## PROBLEM
Output the material below unchanged, apart from leaving out the pictures.

## DATA BLOCK
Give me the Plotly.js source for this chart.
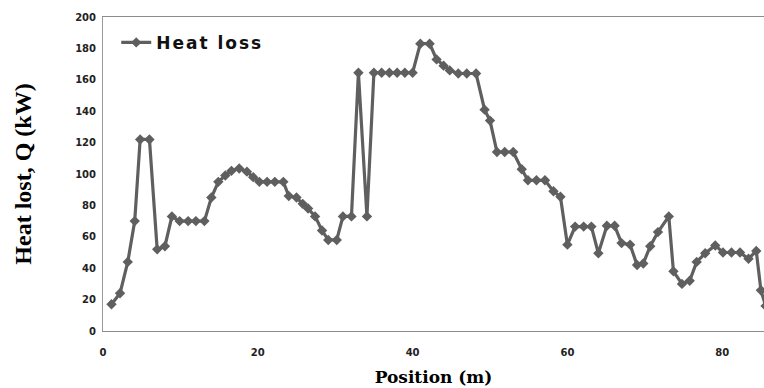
<!DOCTYPE html>
<html>
<head>
<meta charset="utf-8">
<script src="https://cdn.plot.ly/plotly-3.0.1.min.js"></script>
<style>html,body{margin:0;padding:0;background:#fff;}#chart{width:764px;height:388px;}
.legendtext{letter-spacing:2px;}</style>
</head>
<body>
<div id="chart"></div>
<script>
// Position along the line (m)
const position = [1.1, 2.2, 3.2, 4.1, 4.8, 6.0, 7.0, 8.0, 8.9, 9.9, 11.0, 12.0, 13.1,
  14.0, 14.9, 15.8, 16.6, 17.6, 18.6, 19.4, 20.2, 21.2, 22.2, 23.3, 24.0, 25.0, 25.8,
  26.5, 27.4, 28.3, 29.1, 30.2, 31.0, 32.1, 33.0, 34.1, 35.0, 36.0, 37.0, 38.0, 39.0,
  40.0, 41.0, 42.2, 43.1, 44.0, 44.8, 45.9, 47.0, 48.2, 49.3, 50.0, 50.9, 51.9, 53.0,
  54.1, 54.9, 56.0, 57.1, 58.2, 59.1, 60.0, 61.0, 62.1, 63.1, 64.0, 65.1, 66.1, 67.0,
  68.1, 69.0, 69.8, 70.7, 71.7, 73.1, 73.7, 74.8, 75.8, 76.7, 77.8, 79.1, 80.1, 81.2,
  82.3, 83.4, 84.4, 85.0, 85.6];
// Heat loss (kW)
const heatLoss = [17, 24, 44, 70, 122, 122, 52, 54, 73, 70, 70, 70, 70,
  85, 95, 99, 102, 103.5, 101.5, 98, 95, 95, 95, 95, 86, 85, 81,
  78, 73, 64, 58, 58, 73, 73, 164.5, 73, 164.5, 164.5, 164.5, 164.5, 164.5,
  164.5, 183, 183, 173, 169, 166, 164, 164, 164, 141, 134, 114, 114, 114,
  103, 96, 96, 96, 89, 85.5, 55, 66.5, 66.5, 66.5, 49.5, 67, 67, 56,
  55, 42, 43, 54, 63, 73, 38, 30, 32, 44, 49.5, 54.5, 50, 50,
  50, 46, 51, 26, 16];
const xTicks = [0, 20, 40, 60, 80];
const yTicks = [0, 20, 40, 60, 80, 100, 120, 140, 160, 180, 200];

const trace = {
  x: position, y: heatLoss, type: 'scatter', mode: 'lines+markers', name: 'Heat loss',
  line: {color: '#5f5f5f', width: 3.2},
  marker: {symbol: 'diamond', size: 8, color: '#5f5f5f'},
  cliponaxis: true
};

const tickFont = {family: 'DejaVu Sans', size: 10, color: '#222', weight: 'bold'};
const layout = {
  width: 764, height: 388,
  margin: {l: 103, r: 0, t: 17, b: 57},
  paper_bgcolor: '#fff', plot_bgcolor: '#fff',
  showlegend: true,
  legend: {x: 0.02, y: 0.975, xanchor: 'left', yanchor: 'top', bgcolor: 'rgba(0,0,0,0)',
    font: {family: 'DejaVu Sans', size: 17, color: '#111', weight: 'bold'}},
  xaxis: {
    range: [0, 85.4], tickvals: xTicks, ticktext: xTicks.map(String),
    showgrid: false, zeroline: false, showline: true, mirror: true, linecolor: '#8c8c8c', linewidth: 1,
    ticks: '', tickfont: tickFont, ticklabelstandoff: 12,
    title: {text: 'Position (m)', standoff: 14, font: {family: 'DejaVu Serif', size: 17, color: '#000', weight: 'bold'}}
  },
  yaxis: {
    range: [0, 200], tickvals: yTicks, ticktext: yTicks.map(String),
    showgrid: false, zeroline: false, showline: true, linecolor: '#9a9a9a', linewidth: 1,
    ticks: '', tickfont: tickFont, ticklabelstandoff: 4,
    title: {text: 'Heat lost, Q (kW)', standoff: 36, font: {family: 'Liberation Serif', size: 24, color: '#000', weight: 'bold'}}
  }
};
Plotly.newPlot('chart', [trace], layout, {displayModeBar: false, staticPlot: true});
</script>
</body>
</html>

## RESULT OF THIS EXERCISE
Give me the Plotly.js source for this chart.
<!DOCTYPE html>
<html>
<head>
<meta charset="utf-8">
<script src="https://cdn.plot.ly/plotly-3.0.1.min.js"></script>
<style>html,body{margin:0;padding:0;background:#fff;}#chart{width:764px;height:388px;}
.legendtext{letter-spacing:2px;}</style>
</head>
<body>
<div id="chart"></div>
<script>
// Position along the line (m)
const position = [1.1, 2.2, 3.2, 4.1, 4.8, 6.0, 7.0, 8.0, 8.9, 9.9, 11.0, 12.0, 13.1,
  14.0, 14.9, 15.8, 16.6, 17.6, 18.6, 19.4, 20.2, 21.2, 22.2, 23.3, 24.0, 25.0, 25.8,
  26.5, 27.4, 28.3, 29.1, 30.2, 31.0, 32.1, 33.0, 34.1, 35.0, 36.0, 37.0, 38.0, 39.0,
  40.0, 41.0, 42.2, 43.1, 44.0, 44.8, 45.9, 47.0, 48.2, 49.3, 50.0, 50.9, 51.9, 53.0,
  54.1, 54.9, 56.0, 57.1, 58.2, 59.1, 60.0, 61.0, 62.1, 63.1, 64.0, 65.1, 66.1, 67.0,
  68.1, 69.0, 69.8, 70.7, 71.7, 73.1, 73.7, 74.8, 75.8, 76.7, 77.8, 79.1, 80.1, 81.2,
  82.3, 83.4, 84.4, 85.0, 85.6];
// Heat loss (kW)
const heatLoss = [17, 24, 44, 70, 122, 122, 52, 54, 73, 70, 70, 70, 70,
  85, 95, 99, 102, 103.5, 101.5, 98, 95, 95, 95, 95, 86, 85, 81,
  78, 73, 64, 58, 58, 73, 73, 164.5, 73, 164.5, 164.5, 164.5, 164.5, 164.5,
  164.5, 183, 183, 173, 169, 166, 164, 164, 164, 141, 134, 114, 114, 114,
  103, 96, 96, 96, 89, 85.5, 55, 66.5, 66.5, 66.5, 49.5, 67, 67, 56,
  55, 42, 43, 54, 63, 73, 38, 30, 32, 44, 49.5, 54.5, 50, 50,
  50, 46, 51, 26, 16];
const xTicks = [0, 20, 40, 60, 80];
const yTicks = [0, 20, 40, 60, 80, 100, 120, 140, 160, 180, 200];

const trace = {
  x: position, y: heatLoss, type: 'scatter', mode: 'lines+markers', name: 'Heat loss',
  line: {color: '#5f5f5f', width: 3.2},
  marker: {symbol: 'diamond', size: 8, color: '#5f5f5f'},
  cliponaxis: true
};

const tickFont = {family: 'DejaVu Sans', size: 10, color: '#222', weight: 'bold'};
const layout = {
  width: 764, height: 388,
  margin: {l: 103, r: 0, t: 17, b: 57},
  paper_bgcolor: '#fff', plot_bgcolor: '#fff',
  showlegend: true,
  legend: {x: 0.02, y: 0.975, xanchor: 'left', yanchor: 'top', bgcolor: 'rgba(0,0,0,0)',
    font: {family: 'DejaVu Sans', size: 17, color: '#111', weight: 'bold'}},
  xaxis: {
    range: [0, 85.4], tickvals: xTicks, ticktext: xTicks.map(String),
    showgrid: false, zeroline: false, showline: true, mirror: true, linecolor: '#8c8c8c', linewidth: 1,
    ticks: '', tickfont: tickFont, ticklabelstandoff: 12,
    title: {text: 'Position (m)', standoff: 14, font: {family: 'DejaVu Serif', size: 17, color: '#000', weight: 'bold'}}
  },
  yaxis: {
    range: [0, 200], tickvals: yTicks, ticktext: yTicks.map(String),
    showgrid: false, zeroline: false, showline: true, linecolor: '#9a9a9a', linewidth: 1,
    ticks: '', tickfont: tickFont, ticklabelstandoff: 4,
    title: {text: 'Heat lost, Q (kW)', standoff: 36, font: {family: 'Liberation Serif', size: 24, color: '#000', weight: 'bold'}}
  }
};
Plotly.newPlot('chart', [trace], layout, {displayModeBar: false, staticPlot: true});
</script>
</body>
</html>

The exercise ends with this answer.